I read this:
A property of a set $M$ in a metric space $X$ requiring that for any $x\in X$, every minimizing sequence $y_n\in M$ (i.e. a sequence with the property $\rho(x,y_n)\to\rho(x,M)$) has a limit point $y\in M$.
I'm confused with the concept! Can someone give me an example of an approximately compact set? And also an approximately compact set with respect to $A$? Thanks.
On
Here’s a simple example of an approximately compact set that isn’t compact.
Let $X=\Bbb N$, with the following metric $d$:
$$d(m,n)=\begin{cases} 0,&\text{if }m=n\\ 1,&\text{if }m,n\in\Bbb Z^+\text{ and }m\ne n\\ 1,&\text{if }m=0\text{ and }n=1\\ 1,&\text{if }m=1\text{ and }n=0\\ 2,&\text{if }m=0\text{ and }n>1\\ 2,&\text{if }m>1\text{ and }n=0\;. \end{cases}$$
It’s not hard to check that $d$ is a metric generating the discrete topology on $X$.

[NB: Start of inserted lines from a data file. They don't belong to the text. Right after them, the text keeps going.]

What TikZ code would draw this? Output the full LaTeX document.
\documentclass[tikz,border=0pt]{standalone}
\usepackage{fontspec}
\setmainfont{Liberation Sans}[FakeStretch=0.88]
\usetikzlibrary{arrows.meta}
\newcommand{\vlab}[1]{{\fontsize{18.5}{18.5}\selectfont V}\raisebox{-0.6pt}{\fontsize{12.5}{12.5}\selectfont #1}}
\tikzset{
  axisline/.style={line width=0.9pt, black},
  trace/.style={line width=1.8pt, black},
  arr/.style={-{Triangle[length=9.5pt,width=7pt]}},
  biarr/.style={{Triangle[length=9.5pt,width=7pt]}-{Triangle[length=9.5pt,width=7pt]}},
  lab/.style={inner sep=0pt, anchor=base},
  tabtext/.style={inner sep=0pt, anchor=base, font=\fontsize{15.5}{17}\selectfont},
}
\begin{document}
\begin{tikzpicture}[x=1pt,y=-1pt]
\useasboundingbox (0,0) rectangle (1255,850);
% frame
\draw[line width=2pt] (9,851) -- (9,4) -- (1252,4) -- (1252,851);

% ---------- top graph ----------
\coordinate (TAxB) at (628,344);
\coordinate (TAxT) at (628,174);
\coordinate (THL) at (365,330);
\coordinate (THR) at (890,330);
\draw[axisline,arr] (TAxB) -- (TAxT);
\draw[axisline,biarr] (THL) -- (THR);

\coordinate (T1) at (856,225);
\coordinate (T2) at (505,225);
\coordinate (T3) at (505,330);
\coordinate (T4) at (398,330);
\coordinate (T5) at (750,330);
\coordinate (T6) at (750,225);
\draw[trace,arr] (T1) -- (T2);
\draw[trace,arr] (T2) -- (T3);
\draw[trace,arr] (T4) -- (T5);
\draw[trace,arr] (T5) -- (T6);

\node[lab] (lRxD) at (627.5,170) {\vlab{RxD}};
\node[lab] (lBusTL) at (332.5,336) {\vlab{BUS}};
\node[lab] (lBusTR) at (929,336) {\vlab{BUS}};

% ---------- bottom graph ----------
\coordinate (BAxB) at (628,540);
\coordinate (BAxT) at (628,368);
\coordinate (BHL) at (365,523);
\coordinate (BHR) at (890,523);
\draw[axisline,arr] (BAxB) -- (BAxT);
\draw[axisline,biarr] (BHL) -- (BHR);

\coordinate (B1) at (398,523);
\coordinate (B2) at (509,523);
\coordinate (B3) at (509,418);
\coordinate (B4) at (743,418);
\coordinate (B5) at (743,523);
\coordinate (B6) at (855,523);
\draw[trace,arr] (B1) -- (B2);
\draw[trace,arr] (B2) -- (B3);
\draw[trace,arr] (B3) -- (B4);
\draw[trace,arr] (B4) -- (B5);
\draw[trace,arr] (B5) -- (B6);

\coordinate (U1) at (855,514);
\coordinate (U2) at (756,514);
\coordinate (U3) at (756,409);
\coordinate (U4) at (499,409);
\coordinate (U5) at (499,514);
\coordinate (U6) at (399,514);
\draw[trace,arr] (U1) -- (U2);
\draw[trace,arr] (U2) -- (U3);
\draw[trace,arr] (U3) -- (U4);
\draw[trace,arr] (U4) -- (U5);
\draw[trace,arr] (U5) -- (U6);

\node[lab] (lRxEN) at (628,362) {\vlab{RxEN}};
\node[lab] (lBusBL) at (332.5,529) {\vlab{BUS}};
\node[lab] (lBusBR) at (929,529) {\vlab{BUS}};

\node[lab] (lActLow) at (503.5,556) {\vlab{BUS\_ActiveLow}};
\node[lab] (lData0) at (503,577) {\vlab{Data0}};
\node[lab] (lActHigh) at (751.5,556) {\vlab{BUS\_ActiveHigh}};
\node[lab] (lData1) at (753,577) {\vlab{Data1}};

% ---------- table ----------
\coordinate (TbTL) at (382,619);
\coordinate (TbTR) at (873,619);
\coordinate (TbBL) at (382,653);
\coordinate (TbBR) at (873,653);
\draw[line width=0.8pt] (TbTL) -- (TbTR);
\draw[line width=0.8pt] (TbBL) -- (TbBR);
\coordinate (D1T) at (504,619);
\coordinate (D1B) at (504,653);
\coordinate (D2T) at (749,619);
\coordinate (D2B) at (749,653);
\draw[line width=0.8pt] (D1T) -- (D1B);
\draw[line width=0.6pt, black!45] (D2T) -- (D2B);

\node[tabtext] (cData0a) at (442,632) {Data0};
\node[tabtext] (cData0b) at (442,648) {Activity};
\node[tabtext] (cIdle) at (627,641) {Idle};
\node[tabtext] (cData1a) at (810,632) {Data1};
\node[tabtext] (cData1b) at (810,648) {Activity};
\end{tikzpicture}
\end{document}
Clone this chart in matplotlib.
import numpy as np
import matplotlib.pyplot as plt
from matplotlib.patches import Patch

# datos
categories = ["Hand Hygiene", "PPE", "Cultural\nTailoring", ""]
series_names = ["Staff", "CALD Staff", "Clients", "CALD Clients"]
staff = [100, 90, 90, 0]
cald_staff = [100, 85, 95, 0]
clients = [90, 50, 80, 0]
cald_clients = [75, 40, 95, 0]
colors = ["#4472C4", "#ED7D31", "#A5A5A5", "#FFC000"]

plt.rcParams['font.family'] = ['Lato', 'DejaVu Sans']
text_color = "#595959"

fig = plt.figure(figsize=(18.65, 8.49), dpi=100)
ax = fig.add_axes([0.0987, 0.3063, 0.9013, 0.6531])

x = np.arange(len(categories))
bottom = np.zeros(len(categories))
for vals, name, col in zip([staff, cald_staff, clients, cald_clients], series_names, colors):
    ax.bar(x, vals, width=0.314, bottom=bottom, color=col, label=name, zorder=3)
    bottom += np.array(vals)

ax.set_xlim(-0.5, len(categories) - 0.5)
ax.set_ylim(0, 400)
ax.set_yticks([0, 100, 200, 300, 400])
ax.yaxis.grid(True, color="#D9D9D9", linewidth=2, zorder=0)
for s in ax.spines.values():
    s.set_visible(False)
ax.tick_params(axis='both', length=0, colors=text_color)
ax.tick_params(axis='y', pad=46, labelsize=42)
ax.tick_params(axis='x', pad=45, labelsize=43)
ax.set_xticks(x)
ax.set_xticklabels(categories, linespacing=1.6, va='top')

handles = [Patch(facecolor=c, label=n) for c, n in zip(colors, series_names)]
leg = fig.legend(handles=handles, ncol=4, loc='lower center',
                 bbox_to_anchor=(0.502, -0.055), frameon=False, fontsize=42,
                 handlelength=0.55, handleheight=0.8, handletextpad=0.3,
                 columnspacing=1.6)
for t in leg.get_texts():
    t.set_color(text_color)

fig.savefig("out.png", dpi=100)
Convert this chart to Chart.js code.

Now let $M=X\setminus\{0\}$; then
$$d(0,M)=\inf\{d(0,n):n\in M\}=d(0,1)=1\;.$$
Suppose that $\langle n_k:k\in\Bbb N\rangle$ is a minimizing sequence for $0$ in $M$; then $\langle d(0,n_k):k\in\Bbb N\rangle\to 1$. But $d(0,m)=2$ for all $m\in M\setminus\{1\}$, so there must be an $\ell\in\Bbb N$ such that $n_k=1$ for all $k\ge\ell$, and therefore $\langle n_k:k\in\Bbb N\rangle\to 1\in M$.
If $m\in M$, then $d(m,M)=0$, and any minimizing sequence for $m$ must be eventually constant at $m$ and therefore converge to $m$.
Thus, $M$ is approximately compact. However, $M$ is an infinite discrete set, so it certainly isn’t compact.
It is easy to show that every approximately compact set is closed.
Here's an example of a closed set without that property. Let $X=\Bbb R^\omega$ be the space of maps $f:\Bbb N\to\Bbb R$ such that $f(n)=0$ for almost all $n$, equipped with the norm $||f||=\sum_{n=0}^\infty|f(n)|$. Let $I_n$ be the indicator function of $\{n\}$. Then the sequence $(I_n)_n$ does not have a limit point, thus its image $M$ is a closed (and discrete) subset of $X$. Since $d(0,I_n)=1$ for each $n$, we have $d(0,M)=1$, however, $(I_n)_n$ does not have limit point in $M$, so $M$ is not approximately compact.
Every compact subset of a metric space is approximately compact. For a non-compact approximately compact subset of $X$, take $L=\{f\mid 0\le f(0),\, f(n)=0\forall n>0\}$.